Washington officials hired three experts to gather information — including the results of Yee’s research — and study the threats composting facilities could pose to the state’s commercial apple industry.

Those results of that overall study are due this spring.

These preliminary research results are promising, said Jon DeVaney, president of the Washington State Tree Fruit Association, but there remain many unanswered questions about risks to the industry:

Will this be tested on a commercial composting scale? Will the composting industry and regulators accept and follow scientific guidance? Will yard waste be treated before being transferred to pest-free zones?

Who will regulate and ensure intensive monitoring for apple maggot in pest-free zones, and who will pay for it?

Dr. Mike Willett, manager of the Washington Tree Fruit Research Commission, also stressed that Yee’s research results are preliminary.
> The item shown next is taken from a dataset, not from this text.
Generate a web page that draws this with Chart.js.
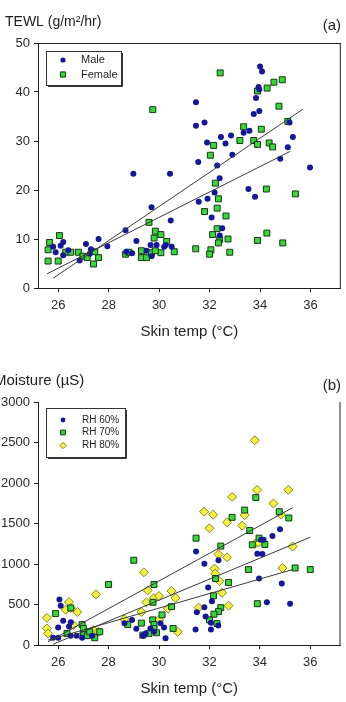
<!DOCTYPE html>
<html>
<head>
<meta charset="utf-8">
<script src="https://cdn.jsdelivr.net/npm/chart.js@4/dist/chart.umd.min.js"></script>
<style>
    body { margin: 0; background: #fff; }
    canvas { position: absolute; left: 0; }
</style>
</head>
<body>
<canvas id="chartTewl" width="346" height="345" style="top:0"></canvas>
<canvas id="chartMoisture" width="346" height="357" style="top:345px"></canvas>
<script>
// ---- (a) TEWL vs skin temp ----
const maleTemp = [28.98, 30.43, 29.7, 30.46, 28.67, 29.1, 27.6, 27.1, 27.95, 26.1, 26.2, 25.8, 25.9, 26.2, 26.4, 26.85, 27.3, 27.25, 28.93, 28.7, 29.5, 29.66, 29.9, 30.2, 30.26, 30.5, 29.7,
    34.0, 34.08, 33.94, 33.84, 33.97, 31.46, 33.75, 33.97, 31.46, 31.8, 32.85, 32.45, 33.35, 33.58, 31.9, 32.63, 35.17, 35.3, 32.9, 35.1, 34.8, 31.55, 32.3, 35.98, 32.4, 31.57, 31.92, 33.54, 33.8, 32.2, 32.08, 32.5, 32.4];
const maleTewl = [23.3, 23.3, 16.5, 13.8, 11.8, 9.6, 10.0, 9.0, 8.5, 8.6, 9.4, 8.4, 7.3, 6.7, 7.7, 5.6, 7.9, 7.0, 7.1, 7.4, 7.6, 8.8, 8.8, 8.4, 8.8, 8.4, 6.5,
    45.2, 44.2, 41.0, 38.8, 40.5, 37.9, 35.5, 36.1, 33.1, 33.8, 31.1, 30.8, 31.7, 32.1, 29.7, 29.5, 33.8, 30.8, 27.2, 28.7, 26.4, 25.7, 25.0, 24.6, 22.4, 17.6, 18.2, 20.2, 18.6, 19.5, 14.4, 12.2, 10.7];
const femaleTemp = [29.75, 29.6, 25.66, 26.05, 25.6, 25.6, 26.0, 26.3, 26.5, 26.8, 26.98, 27.15, 27.4, 27.6, 27.45, 28.67, 28.8, 29.3, 29.3, 29.5, 29.7, 29.8, 29.85, 30.07, 30.3, 30.07, 30.6, 29.85,
    32.42, 34.88, 34.55, 34.28, 33.9, 34.75, 35.1, 33.35, 34.05, 33.2, 33.75, 33.9, 34.36, 34.5, 32.16, 32.03, 34.25, 35.4, 32.23, 32.35, 32.3, 31.8, 32.65, 32.3, 32.12, 32.4, 32.35, 32.73, 34.27, 33.9, 34.9, 31.45, 32.05, 32.0, 32.8];
const femaleTewl = [36.4, 13.4, 9.3, 10.7, 7.8, 5.5, 5.5, 7.3, 7.3, 7.3, 6.5, 6.2, 4.9, 6.2, 7.4, 6.9, 7.3, 7.6, 6.2, 6.2, 7.2, 10.2, 11.6, 10.9, 9.5, 7.2, 7.4, 7.6,
    43.9, 42.5, 42.0, 40.8, 40.2, 37.1, 34.0, 32.9, 32.4, 30.1, 30.1, 29.3, 29.6, 28.8, 29.1, 27.1, 20.2, 19.2, 21.4, 18.2, 16.3, 15.6, 14.7, 12.1, 10.9, 9.9, 9.2, 10.0, 11.2, 9.7, 9.2, 8.0, 7.8, 6.9, 7.3];
const maleFitTemp = [25.8, 35.7];
const maleFitTewl = [2.0, 36.5];
const femaleFitTemp = [25.56, 35.2];
const femaleFitTewl = [2.9, 27.9];
const tewlTicks = [0, 10, 20, 30, 40, 50];

// ---- (b) Moisture vs skin temp ----
const rh60Temp = [26.05, 26.1, 26.2, 26.0, 26.5, 26.43, 25.8, 26.0, 26.5, 26.73, 26.95, 27.35, 28.63, 28.93, 29.1, 29.36, 29.66, 29.8, 30.06, 30.2, 30.26, 29.47,
    34.8, 34.5, 34.05, 34.15, 33.9, 34.1, 31.8, 31.47, 32.36, 33.97, 34.87, 31.95, 32.1, 31.5, 31.8, 31.85, 32.06, 34.28, 35.2, 31.45, 32.06, 32.35];
const rh60Moist = [563, 486, 298, 217, 282, 229, 90, 90, 115, 115, 90, 115, 270, 310, 200, 115, 204, 163, 270, 217, 82, 143,
    1429, 1347, 1298, 1300, 1127, 1123, 1004, 1155, 1045, 821, 760, 709, 541, 404, 465, 351, 274, 527, 510, 192, 192, 241];
const rh70Temp = [29.0, 28.0, 25.9, 26.5, 26.95, 29.8, 29.76, 30.5, 30.12, 28.76, 29.3, 29.75, 29.8, 29.8, 29.9, 29.6, 30.56, 26.35, 27.0, 27.15, 27.45, 27.25, 27.0, 27.65, 29.36,
    33.84, 33.4, 34.77, 32.9, 35.15, 33.6, 31.47, 33.97, 33.7, 34.2, 32.45, 32.76, 33.55, 35.4, 36.0, 32.24, 32.16, 32.45, 32.36, 32.18, 32.0, 32.3, 33.9];
const rh70Moist = [1046, 747, 388, 457, 253, 747, 527, 474, 372, 253, 270, 310, 253, 204, 151, 143, 204, 143, 143, 115, 90, 163, 204, 163, 122,
    1820, 1666, 1646, 1576, 1568, 1413, 1319, 1319, 1237, 1241, 1221, 772, 931, 951, 931, 821, 608, 461, 412, 380, 310, 265, 510];
const rh80Temp = [29.4, 27.5, 25.55, 26.43, 26.5, 26.3, 26.76, 26.6, 25.55, 25.6, 29.55, 29.8, 30.0, 29.5, 30.5, 30.65, 30.36, 29.3, 28.63, 30.0, 27.4, 27.6, 30.74,
    33.8, 33.89, 35.13, 32.9, 34.54, 31.79, 32.15, 33.4, 32.7, 33.3, 32.0, 34.84, 33.84, 33.95, 35.3, 32.36, 32.7, 32.2, 32.23, 32.4, 34.9, 32.5, 32.76, 31.57];
const rh80Moist = [898, 625, 335, 531, 457, 436, 408, 245, 204, 143, 674, 580, 604, 527, 666, 580, 449, 408, 317, 310, 184, 163, 163,
    2527, 1915, 1915, 1829, 1748, 1645, 1609, 1605, 1515, 1474, 1441, 1609, 1257, 1265, 1216, 1119, 1082, 943, 882, 788, 951, 645, 486, 461];
const rh80FitTemp = [25.6, 35.3];
const rh80FitMoist = [40, 1695];
const rh70FitTemp = [25.8, 36.0];
const rh70FitMoist = [10, 1331];
const rh60FitTemp = [25.6, 35.3];
const rh60FitMoist = [60, 931];
const moistureTicks = [0, 500, 1000, 1500, 2000, 2500, 3000];

const tempTicks = [26, 28, 30, 32, 34, 36];

const NAVY = '#16169a';
const GREEN = '#3ad63a';
const GREEN_EDGE = '#123812';
const YELLOW = '#f4f040';
const YELLOW_EDGE = '#8a8420';
const INK = '#1e1e1e';

Chart.defaults.font.family = "'Liberation Sans', Arial, sans-serif";
Chart.defaults.color = INK;

function toPoints(xs, ys) {
    return xs.map((x, i) => ({x: x, y: ys[i]}));
}

function fitLine(xs, ys) {
    return {
        data: toPoints(xs, ys),
        showLine: true,
        pointRadius: 0,
        borderColor: '#3a3a3a',
        borderWidth: 1,
        inLegend: false
    };
}

function drawMarker(ctx, style, x, y, r) {
    ctx.beginPath();
    if (style === 'circle') {
        ctx.arc(x, y, r, 0, Math.PI * 2);
    } else if (style === 'rect') {
        ctx.rect(x - r, y - r, r * 2, r * 2);
    } else {
        ctx.moveTo(x, y - r);
        ctx.lineTo(x + r, y);
        ctx.lineTo(x, y + r);
        ctx.lineTo(x - r, y);
        ctx.closePath();
    }
}

// titles, frame lines and the boxed legend
const panelDecor = {
    id: 'panelDecor',
    afterDraw(chart, args, opts) {
        const ctx = chart.ctx;
        const area = chart.chartArea;
        ctx.save();
        ctx.strokeStyle = INK;
        ctx.lineWidth = 1;
        ctx.beginPath();
        if (opts.frameTop) {
            ctx.moveTo(area.left, area.top + 0.5);
            ctx.lineTo(area.right, area.top + 0.5);
        }
        ctx.moveTo(area.right - 0.5, area.top);
        ctx.lineTo(area.right - 0.5, area.bottom);
        ctx.stroke();

        ctx.fillStyle = INK;
        ctx.textBaseline = 'middle';
        ctx.textAlign = 'left';
        ctx.font = opts.titleFont;
        ctx.fillText(opts.title, opts.titleX, opts.titleY);
        ctx.textAlign = 'right';
        ctx.font = opts.tagFont;
        ctx.fillText(opts.tag, opts.tagX, opts.tagY);

        const box = opts.legend;
        ctx.fillStyle = '#fff';
        ctx.fillRect(box.x, box.y, box.w, box.h);
        ctx.strokeStyle = '#333';
        ctx.strokeRect(box.x + 0.5, box.y + 0.5, box.w, box.h);
        ctx.beginPath();
        ctx.lineWidth = 1;
        ctx.moveTo(box.x + box.w + 1.5, box.y + 2);
        ctx.lineTo(box.x + box.w + 1.5, box.y + box.h + 1.5);
        ctx.lineTo(box.x + 2, box.y + box.h + 1.5);
        ctx.stroke();

        ctx.font = box.font;
        ctx.textAlign = 'left';
        let row = 0;
        chart.data.datasets.forEach(ds => {
            if (ds.inLegend === false) {
                return;
            }
            const cy = box.rowY[row];
            drawMarker(ctx, ds.pointStyle, box.markX, cy, box.markR[row]);
            ctx.fillStyle = ds.backgroundColor;
            ctx.fill();
            if (ds.borderWidth > 0) {
                ctx.strokeStyle = ds.borderColor;
                ctx.lineWidth = 1;
                ctx.stroke();
            }
            ctx.fillStyle = INK;
            ctx.fillText(ds.label, box.textX, cy);
            row++;
        });
        ctx.restore();
    }
};

function makeScales(yMax, yTicks) {
    return {
        x: {
            type: 'linear',
            min: 25.2,
            max: 37.2,
            afterBuildTicks: s => { s.ticks = tempTicks.map(v => ({value: v})); },
            afterFit: s => { s.height = 57; },
            ticks: {font: {size: 13}, padding: 6, color: '#2a2a2a', callback: v => String(v)},
            grid: {drawOnChartArea: false, drawTicks: true, tickLength: 4, color: INK},
            border: {display: true, color: INK, width: 1},
            title: {display: true, text: 'Skin temp (°C)', font: {size: 15}, color: INK, padding: {top: 4, bottom: 4}}
        },
        y: {
            type: 'linear',
            min: 0,
            max: yMax,
            afterBuildTicks: s => { s.ticks = yTicks.map(v => ({value: v})); },
            afterFit: s => { s.width = 38; },
            ticks: {font: {size: 13}, padding: 4, color: '#2a2a2a', callback: v => String(v)},
            grid: {drawOnChartArea: false, drawTicks: true, tickLength: 4, color: INK},
            border: {display: true, color: INK, width: 1}
        }
    };
}

new Chart(document.getElementById('chartTewl'), {
    type: 'scatter',
    data: {
        datasets: [
            fitLine(maleFitTemp, maleFitTewl),
            fitLine(femaleFitTemp, femaleFitTewl),
            {label: 'Male', data: toPoints(maleTemp, maleTewl), pointStyle: 'circle', pointRadius: 3,
                backgroundColor: NAVY, borderColor: NAVY, borderWidth: 0},
            {label: 'Female', data: toPoints(femaleTemp, femaleTewl), pointStyle: 'rect', pointRadius: 4.2,
                backgroundColor: GREEN, borderColor: GREEN_EDGE, borderWidth: 1}
        ]
    },
    options: {
        responsive: false,
        animation: false,
        devicePixelRatio: 1,
        events: [],
        layout: {padding: {left: 0, top: 43, right: 5, bottom: 0}},
        scales: makeScales(50, tewlTicks),
        plugins: {
            legend: {display: false},
            tooltip: {enabled: false},
            panelDecor: {
                frameTop: true,
                title: 'TEWL (g/m²/hr)', titleX: 5, titleY: 22, titleFont: "14px 'Liberation Sans', Arial",
                tag: '(a)', tagX: 341, tagY: 26, tagFont: "15px 'Liberation Sans', Arial",
                legend: {x: 46, y: 51, w: 75, h: 34, font: "11px 'Liberation Sans', Arial",
                    markX: 63, textX: 81, rowY: [60, 74.5], markR: [2.6, 2.6]}
            }
        }
    },
    plugins: [panelDecor]
});

new Chart(document.getElementById('chartMoisture'), {
    type: 'scatter',
    data: {
        datasets: [
            fitLine(rh80FitTemp, rh80FitMoist),
            fitLine(rh70FitTemp, rh70FitMoist),
            fitLine(rh60FitTemp, rh60FitMoist),
            {label: 'RH 60%', data: toPoints(rh60Temp, rh60Moist), pointStyle: 'circle', pointRadius: 3,
                backgroundColor: NAVY, borderColor: NAVY, borderWidth: 0},
            {label: 'RH 70%', data: toPoints(rh70Temp, rh70Moist), pointStyle: 'rect', pointRadius: 4.2,
                backgroundColor: GREEN, borderColor: GREEN_EDGE, borderWidth: 1},
            {label: 'RH 80%', data: toPoints(rh80Temp, rh80Moist), pointStyle: 'rectRot', pointRadius: 4.5,
                backgroundColor: YELLOW, borderColor: YELLOW_EDGE, borderWidth: 1}
        ]
    },
    options: {
        responsive: false,
        animation: false,
        devicePixelRatio: 1,
        events: [],
        layout: {padding: {left: 0, top: 57, right: 5, bottom: 0}},
        scales: makeScales(3000, moistureTicks),
        plugins: {
            legend: {display: false},
            tooltip: {enabled: false},
            panelDecor: {
                frameTop: false,
                title: 'Moisture (µS)', titleX: -6, titleY: 36, titleFont: "15px 'Liberation Sans', Arial",
                tag: '(b)', tagX: 341, tagY: 41, tagFont: "15px 'Liberation Sans', Arial",
                legend: {x: 46, y: 63, w: 79, h: 49, font: "10px 'Liberation Sans', Arial",
                    markX: 63, textX: 82, rowY: [75, 87.5, 100.5], markR: [2.4, 2.4, 3.2]}
            }
        }
    },
    plugins: [panelDecor]
});
</script>
</body>
</html>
“More work and thought will have to be given as to how best to replicate conditions encountered in feed stock piles,” he said. “Also, in my experience, the number of insects tested may have to be substantially higher.”

In previous work to validate quarantine treatments, such as for the fumigation of spotted wing drosophila in cherries to Australia, USDA researchers treated 30,000 fruit infested with pests that were at their most resistant phase in the life cycle.

“As Wee noted, his work used fewer than 100 pupae per treatment,” Willett said. “The promising news was that 100 percent mortality appears to be possible.” •

– by Shannon Dininny

Apple maggot life cycle

Apple maggot overwinter as pupae in the soil. Adults emerge in early summer, peaking in July, and once mature, females lay eggs under the skin of apples.

The eggs hatch and the larvae feed within the apple, passing through three instars before the infested fruit falls to the ground and the larvae leave the fruit to burrow into the soil, molt into a fourth instar and overwinter as pupae.

In Washington, apple maggot was first detected in 1980 in Clark County in the southwest part of the state. Today, apple maggot is present in at least 22 of Washington’s 39 counties, though much of the commercial apple production region remains pest-free.